しかし、現実は決してそのようでないし、そうであってはならない。ところが、障害者には社会的な差別があり、親や家族に重い経済的な負担を強い、苦しい精神的な重圧も与えている現状を鑑みると、国家や社会がその根本的な政策を明確にせず、日本産科婦人学会倫理委員会にそのガイドラインの制定を委ねるが、その学会でも、自主規制にとどまるのである※18。したがって、現状では、一つの決断を迫られる。司法は、医の倫理と国家の無策の狭間で、漂う小舟のように、場合に応じて、その責任を医師や親に擦り付けるだけに終始しているのである。当職がコメントとした判例では、日本人の外国での代理母の問題でも、我が国は母子関係のルールを判断しただけである※19。

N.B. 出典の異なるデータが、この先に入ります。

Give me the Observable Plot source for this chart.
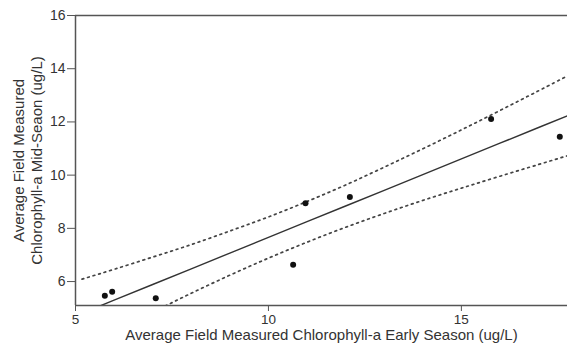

我が国における代理母の可否や条件などは議論の俎上にすら上らないのである。
無為無策の立法や行政を目の前にして、羊水検査や2013年4月から始まった無侵襲的出生前遺伝学的検査(Noninvasive prenatal genetic testing)などの結果、「重篤な遺伝子または染色体異常」が確定診断されるときには、医師には、先天性異常児の出産の危険性等に関する説明義務と注意義務が課せられ、両親には、先天性異常児を出産するか否を検討する機会とその選択権が認められるといわなければならない。
【追記1】このコラムを執筆中に「代理母となったタイ人の女性(21)が昨年12月に男女の双子を出産したが、代理出産を依頼したオーストラリア人夫婦が健康な女の子だけ引き取り、ダウン症候群の男の子は引き取らなかった※20。」というニュースが飛び込んできた。オーストラリアにおける代理出産のあり方に一石を投ずることは間違いないであろう。
【追記2】2014年8月7日に朝日新聞は、「代理出産ダウン症児引き取らず」の見出しで、この事件を報じた。我が国でも、法の整備はなされておらず、「命の選別」「分娩ルール」の問題を踏まえて早急な検討が必要である。